The grapes to produce the Dolcetto d’Alba DOC Massolino were hand harvested and selected in the vineyards. They were then crushed and fermented in temperature controlled stainless-steel tanks at temperature of 27-29°C for a period of seven to nine days. Malolactic fermentation followed naturally in the same tanks. The wine is then aged for a short period of time in stainless-steel and cement tanks. After four months in the bottle, the wine is released.
This wine comes from a 3.2 hectares vineyard in the commune of Serralunga d’Alba. The altitude here is 330 meters above sea level and the soil has mixed consistency tending toward limestone. Vines are trained following the Guyot system, planted at a density of 5000 vines per hectare for the younger vines and 6.000 for the older plantings. The average age of the vines is 20 – 25 years and the first year of production was 1896.

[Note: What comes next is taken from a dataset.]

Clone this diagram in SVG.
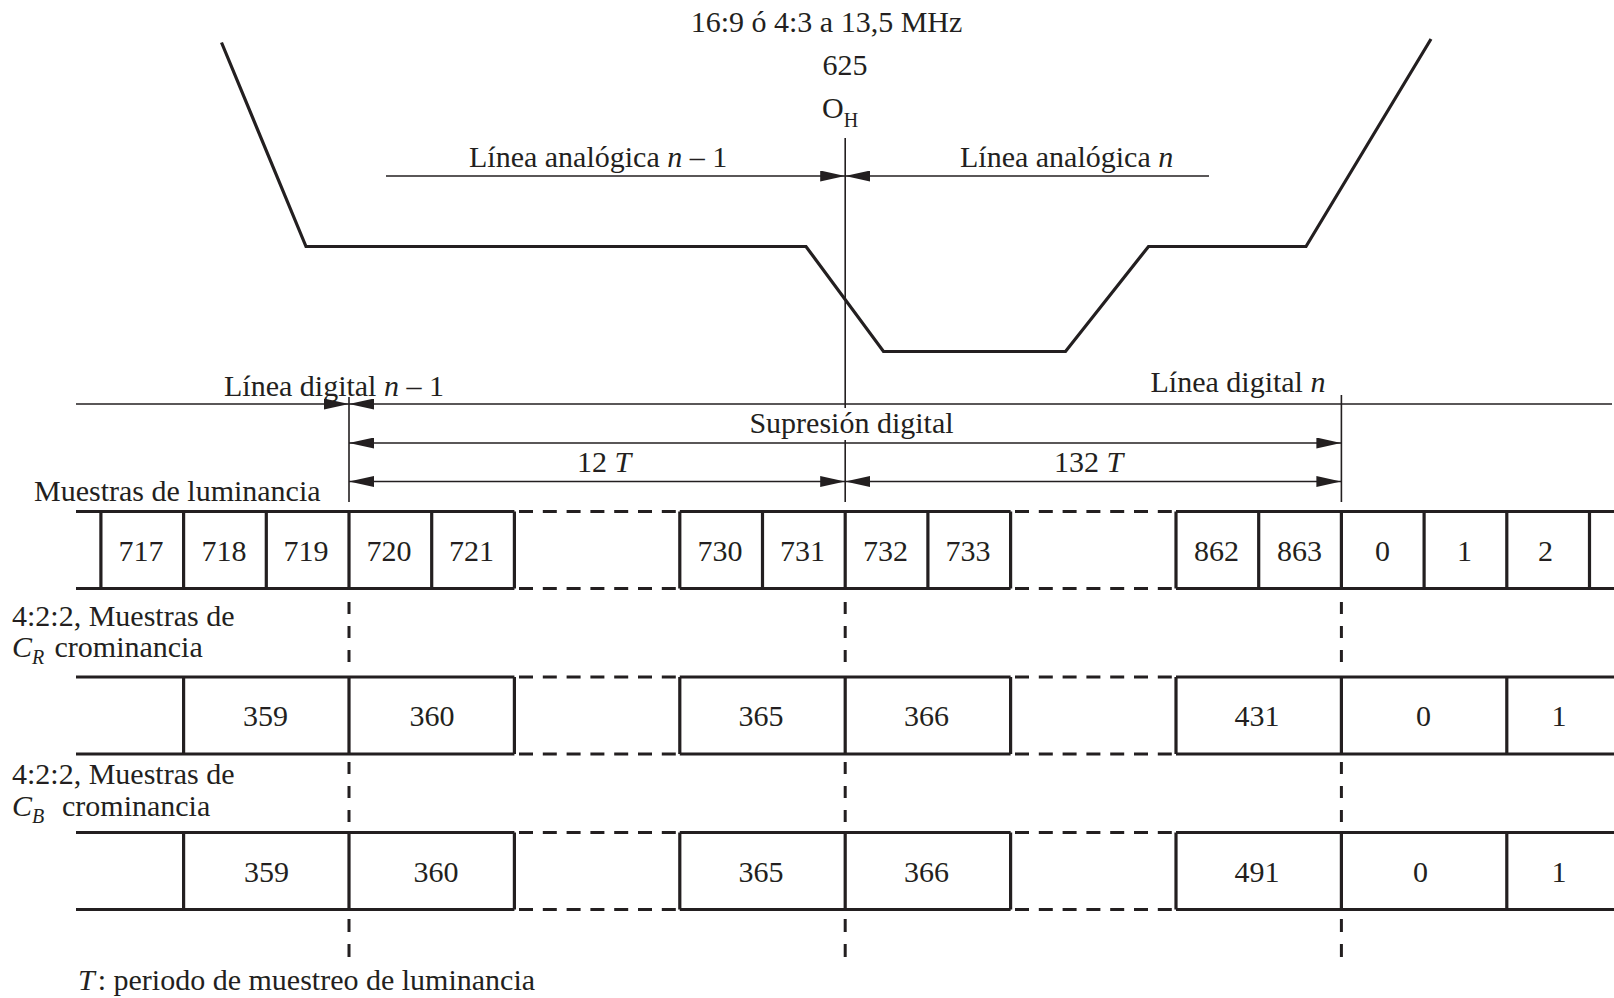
<svg xmlns="http://www.w3.org/2000/svg" width="1614" height="998" viewBox="0 0 1614 998">
<style>
  .t { font-family: "Liberation Serif", "Times New Roman", serif; font-size: 30px; fill: #231f20; }
  .c { text-anchor: middle; }
  .i { font-style: italic; }
  .sub { font-size: 20px; }
  .thin { stroke: #231f20; stroke-width: 1.6; fill: none; }
  .thick { stroke: #231f20; stroke-width: 3.2; fill: none; stroke-linejoin: miter; }
  .dash { stroke: #231f20; stroke-width: 3.2; fill: none; stroke-dasharray: 14 9.8; }
  .vdash { stroke: #231f20; stroke-width: 3; fill: none; stroke-dasharray: 12 12; }
  .arr { marker-end: url(#ah); }
  .arr2 { marker-start: url(#ah); marker-end: url(#ah); }
</style>
<defs>
  <marker id="ah" viewBox="0 0 25 11" refX="25" refY="5.5" markerWidth="25" markerHeight="11" markerUnits="userSpaceOnUse" orient="auto-start-reverse">
    <path d="M0,0 L25,5.5 L0,11 Z" fill="#231f20"/>
  </marker>
</defs>
<rect width="1614" height="998" fill="#ffffff"/>

<g id="titles">
  <text class="t c" x="826.5" y="31.5">16:9 ó 4:3 a 13,5 MHz</text>
  <text class="t c" x="845" y="75">625</text>
  <text class="t" x="822" y="118">O<tspan class="sub" dy="9">H</tspan></text>
</g>

<g id="waveform">
  <polyline class="thick" points="221.5,42.5 306,246.5 806,246.5 883.5,351.5 1065.5,351.5 1148.5,246.5 1306,246.5 1431,39"/>
</g>

<g id="labels">
  <text class="t" x="469" y="167">Línea analógica <tspan class="i">n</tspan> – 1</text>
  <text class="t" x="960" y="167">Línea analógica <tspan class="i">n</tspan></text>
  <text class="t" x="224" y="396">Línea digital <tspan class="i">n</tspan> – 1</text>
  <text class="t" x="1150.5" y="392">Línea digital <tspan class="i">n</tspan></text>
  <text class="t c" x="851.5" y="433">Supresión digital</text>
  <text class="t c" x="604" y="472">12 <tspan class="i">T</tspan></text>
  <text class="t c" x="1088.5" y="472">132 <tspan class="i">T</tspan></text>
  <text class="t" x="34" y="501">Muestras de luminancia</text>
  <text class="t" x="12" y="626">4:2:2, Muestras de</text>
  <text class="t" x="12" y="657"><tspan class="i">C</tspan><tspan class="i sub" dy="7">R</tspan></text>
  <text class="t" x="54.5" y="657">crominancia</text>
  <text class="t" x="12" y="784">4:2:2, Muestras de</text>
  <text class="t" x="12" y="816"><tspan class="i">C</tspan><tspan class="i sub" dy="7">B</tspan></text>
  <text class="t" x="62" y="816">crominancia</text>
  <text class="t" x="78" y="990"><tspan class="i">T</tspan><tspan dx="3">: periodo de muestreo de luminancia</tspan></text>
</g>

<g id="connectors">
  <!-- O_H reference line -->
  <line class="thin" x1="845.2" y1="138" x2="845.2" y2="408"/>
  <line class="thin" x1="845.2" y1="440" x2="845.2" y2="502"/>
  <!-- digital line boundaries -->
  <line class="thin" x1="349" y1="397" x2="349" y2="502"/>
  <line class="thin" x1="1341.4" y1="395" x2="1341.4" y2="502"/>
  <!-- analog line arrows -->
  <line class="thin arr" x1="386" y1="176" x2="845.2" y2="176"/>
  <line class="thin arr" x1="1209" y1="176" x2="845.2" y2="176"/>
  <!-- digital line -->
  <line class="thin arr" x1="76" y1="404" x2="349" y2="404"/>
  <line class="thin arr" x1="1612" y1="404" x2="349" y2="404"/>
  <!-- blanking dimension arrows -->
  <line class="thin arr2" x1="349" y1="443" x2="1341.4" y2="443"/>
  <line class="thin arr2" x1="349" y1="481.5" x2="845.2" y2="481.5"/>
  <line class="thin arr2" x1="845.2" y1="481.5" x2="1341.4" y2="481.5"/>
  <!-- dashed alignment verticals -->
  <path class="vdash" d="M349,602 V662 M349,762 V822 M845.2,602 V662 M845.2,762 V822 M1341.4,602 V662 M1341.4,762 V822"/>
  <path class="vdash" style="stroke-dasharray:13 12" d="M349,919 V957 M845.2,919 V957 M1341.4,919 V957"/>
</g>

<g id="luminance-row">
  <path class="thick" d="M76,511.5 H514.4 M76,588.5 H514.4 M679.8,511.5 H1010.6 M679.8,588.5 H1010.6 M1176,511.5 H1614 M1176,588.5 H1614"/>
  <path class="thick" d="M100.9,511.5 V588.5 M183.6,511.5 V588.5 M266.3,511.5 V588.5 M349,511.5 V588.5 M431.7,511.5 V588.5 M514.4,511.5 V588.5 M679.8,511.5 V588.5 M762.5,511.5 V588.5 M845.2,511.5 V588.5 M927.9,511.5 V588.5 M1010.6,511.5 V588.5 M1176,511.5 V588.5 M1258.7,511.5 V588.5 M1341.4,511.5 V588.5 M1424.1,511.5 V588.5 M1506.8,511.5 V588.5 M1589.5,511.5 V588.5"/>
  <path class="dash" d="M519,511.5 H676 M519,588.5 H676 M1015,511.5 H1172 M1015,588.5 H1172"/>
  <text class="t c" x="141" y="561">717</text>
  <text class="t c" x="224" y="561">718</text>
  <text class="t c" x="306" y="561">719</text>
  <text class="t c" x="389" y="561">720</text>
  <text class="t c" x="471.5" y="561">721</text>
  <text class="t c" x="720" y="561">730</text>
  <text class="t c" x="802.5" y="561">731</text>
  <text class="t c" x="885.5" y="561">732</text>
  <text class="t c" x="968" y="561">733</text>
  <text class="t c" x="1216.5" y="561">862</text>
  <text class="t c" x="1299.5" y="561">863</text>
  <text class="t c" x="1382.5" y="561">0</text>
  <text class="t c" x="1464.5" y="561">1</text>
  <text class="t c" x="1545.5" y="561">2</text>
</g>

<g id="cr-row">
  <path class="thick" d="M76,677 H514.4 M76,754 H514.4 M679.8,677 H1010.6 M679.8,754 H1010.6 M1176,677 H1614 M1176,754 H1614"/>
  <path class="thick" d="M183.6,677 V754 M349,677 V754 M514.4,677 V754 M679.8,677 V754 M845.2,677 V754 M1010.6,677 V754 M1176,677 V754 M1341.4,677 V754 M1506.8,677 V754"/>
  <path class="dash" d="M519,677 H676 M519,754 H676 M1015,677 H1172 M1015,754 H1172"/>
  <text class="t c" x="265.5" y="726">359</text>
  <text class="t c" x="432" y="726">360</text>
  <text class="t c" x="761" y="726">365</text>
  <text class="t c" x="926.5" y="726">366</text>
  <text class="t c" x="1257" y="726">431</text>
  <text class="t c" x="1423.5" y="726">0</text>
  <text class="t c" x="1559" y="726">1</text>
</g>

<g id="cb-row">
  <path class="thick" d="M76,832.5 H514.4 M76,909.5 H514.4 M679.8,832.5 H1010.6 M679.8,909.5 H1010.6 M1176,832.5 H1614 M1176,909.5 H1614"/>
  <path class="thick" d="M183.6,832.5 V909.5 M349,832.5 V909.5 M514.4,832.5 V909.5 M679.8,832.5 V909.5 M845.2,832.5 V909.5 M1010.6,832.5 V909.5 M1176,832.5 V909.5 M1341.4,832.5 V909.5 M1506.8,832.5 V909.5"/>
  <path class="dash" d="M519,832.5 H676 M519,909.5 H676 M1015,832.5 H1172 M1015,909.5 H1172"/>
  <text class="t c" x="266.5" y="882">359</text>
  <text class="t c" x="436" y="882">360</text>
  <text class="t c" x="761" y="882">365</text>
  <text class="t c" x="926.5" y="882">366</text>
  <text class="t c" x="1257" y="882">491</text>
  <text class="t c" x="1420.5" y="882">0</text>
  <text class="t c" x="1559" y="882">1</text>
</g>
</svg>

This 23 hectare estate has been in the Massolino family since 1896. Since 1994 the style of the wines has undergone a subtle transformation. Winemaker Franco Massolino has done a wonderful job of marrying change with a respect for tradition, something that sets him apart from most of the younger producers in Barolo today. This is in part dictated by the nature of the vineyards that the Massolino family owns in the commune of Serralunga d’Alba – the source of some of the greatest, most structured, robust and long-lived Barolo wines.